Pictures within the data are to be left out; everything else must be reproduced exactly.

start Available data

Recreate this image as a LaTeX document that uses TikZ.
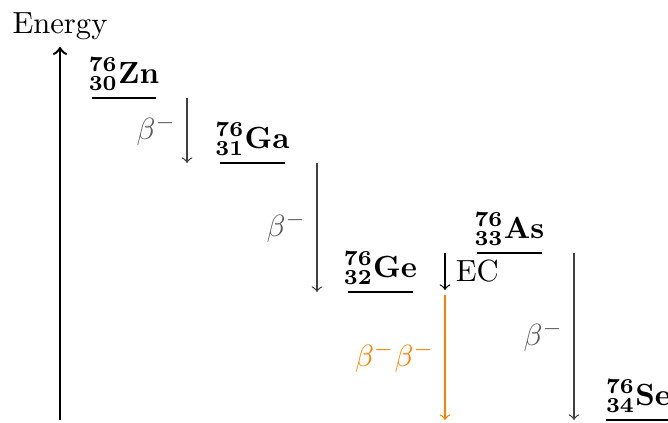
\documentclass[tikz,border=0pt]{standalone}
\begin{document}
\begin{tikzpicture}[x=0.3268pt,y=-0.3268pt,
  levelline/.style={thick},
  decay/.style={->,black!75},
  declab/.style={text=black!65},
  iso/.style={above,inner sep=2pt}]
\useasboundingbox (0,0) rectangle (668,423);
% energy axis
\coordinate (axb) at (60,420);
\coordinate (axt) at (60,47);
\draw[thick,->] (axb) -- (axt) node[above,inner sep=2pt] (energy) {Energy};
% levels
\draw[levelline] (92,98) coordinate (znL) -- (156,98) coordinate (znR)
  node[midway,iso] (zn) {$\mathbf{{}^{76}_{30}Zn}$};
\draw[levelline] (220,163) coordinate (gaL) -- (285,163) coordinate (gaR)
  node[midway,iso] (ga) {$\mathbf{{}^{76}_{31}Ga}$};
\draw[levelline] (348,292) coordinate (geL) -- (413,292) coordinate (geR)
  node[midway,iso] (ge) {$\mathbf{{}^{76}_{32}Ge}$};
\draw[levelline] (477,253) coordinate (asL) -- (542,253) coordinate (asR)
  node[midway,iso] (as) {$\mathbf{{}^{76}_{33}As}$};
\draw[levelline] (606,420) coordinate (seL) -- (671,420) coordinate (seR)
  node[midway,iso] (se) {$\mathbf{{}^{76}_{34}Se}$};
% decays
\coordinate (d1s) at (187,98);
\coordinate (d1e) at (187,163);
\draw[decay] (d1s) -- (d1e) node[midway,left,declab] (b1) {$\beta^-$};
\coordinate (d2s) at (317,163);
\coordinate (d2e) at (317,292);
\draw[decay] (d2s) -- (d2e) node[midway,left,declab] (b2) {$\beta^-$};
\coordinate (d3s) at (445,253);
\coordinate (d3e) at (445,290);
\draw[->,black] (d3s) -- (d3e) node[midway,right] (ec) {EC};
\coordinate (d4s) at (445,295);
\coordinate (d4e) at (445,420);
\draw[->,orange] (d4s) -- (d4e) node[midway,left,text=orange] (bb) {$\beta^-\beta^-$};
\coordinate (d5s) at (574,253);
\coordinate (d5e) at (574,420);
\draw[decay] (d5s) -- (d5e) node[midway,left,declab] (b5) {$\beta^-$};
\end{tikzpicture}
\end{document}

end Available data

* [Complete response]
Recreate this image as a LaTeX document that uses TikZ.
\documentclass[tikz,border=0pt]{standalone}
\begin{document}
\begin{tikzpicture}[x=0.3268pt,y=-0.3268pt,
  levelline/.style={thick},
  decay/.style={->,black!75},
  declab/.style={text=black!65},
  iso/.style={above,inner sep=2pt}]
\useasboundingbox (0,0) rectangle (668,423);
% energy axis
\coordinate (axb) at (60,420);
\coordinate (axt) at (60,47);
\draw[thick,->] (axb) -- (axt) node[above,inner sep=2pt] (energy) {Energy};
% levels
\draw[levelline] (92,98) coordinate (znL) -- (156,98) coordinate (znR)
  node[midway,iso] (zn) {$\mathbf{{}^{76}_{30}Zn}$};
\draw[levelline] (220,163) coordinate (gaL) -- (285,163) coordinate (gaR)
  node[midway,iso] (ga) {$\mathbf{{}^{76}_{31}Ga}$};
\draw[levelline] (348,292) coordinate (geL) -- (413,292) coordinate (geR)
  node[midway,iso] (ge) {$\mathbf{{}^{76}_{32}Ge}$};
\draw[levelline] (477,253) coordinate (asL) -- (542,253) coordinate (asR)
  node[midway,iso] (as) {$\mathbf{{}^{76}_{33}As}$};
\draw[levelline] (606,420) coordinate (seL) -- (671,420) coordinate (seR)
  node[midway,iso] (se) {$\mathbf{{}^{76}_{34}Se}$};
% decays
\coordinate (d1s) at (187,98);
\coordinate (d1e) at (187,163);
\draw[decay] (d1s) -- (d1e) node[midway,left,declab] (b1) {$\beta^-$};
\coordinate (d2s) at (317,163);
\coordinate (d2e) at (317,292);
\draw[decay] (d2s) -- (d2e) node[midway,left,declab] (b2) {$\beta^-$};
\coordinate (d3s) at (445,253);
\coordinate (d3e) at (445,290);
\draw[->,black] (d3s) -- (d3e) node[midway,right] (ec) {EC};
\coordinate (d4s) at (445,295);
\coordinate (d4e) at (445,420);
\draw[->,orange] (d4s) -- (d4e) node[midway,left,text=orange] (bb) {$\beta^-\beta^-$};
\coordinate (d5s) at (574,253);
\coordinate (d5e) at (574,420);
\draw[decay] (d5s) -- (d5e) node[midway,left,declab] (b5) {$\beta^-$};
\end{tikzpicture}
\end{document}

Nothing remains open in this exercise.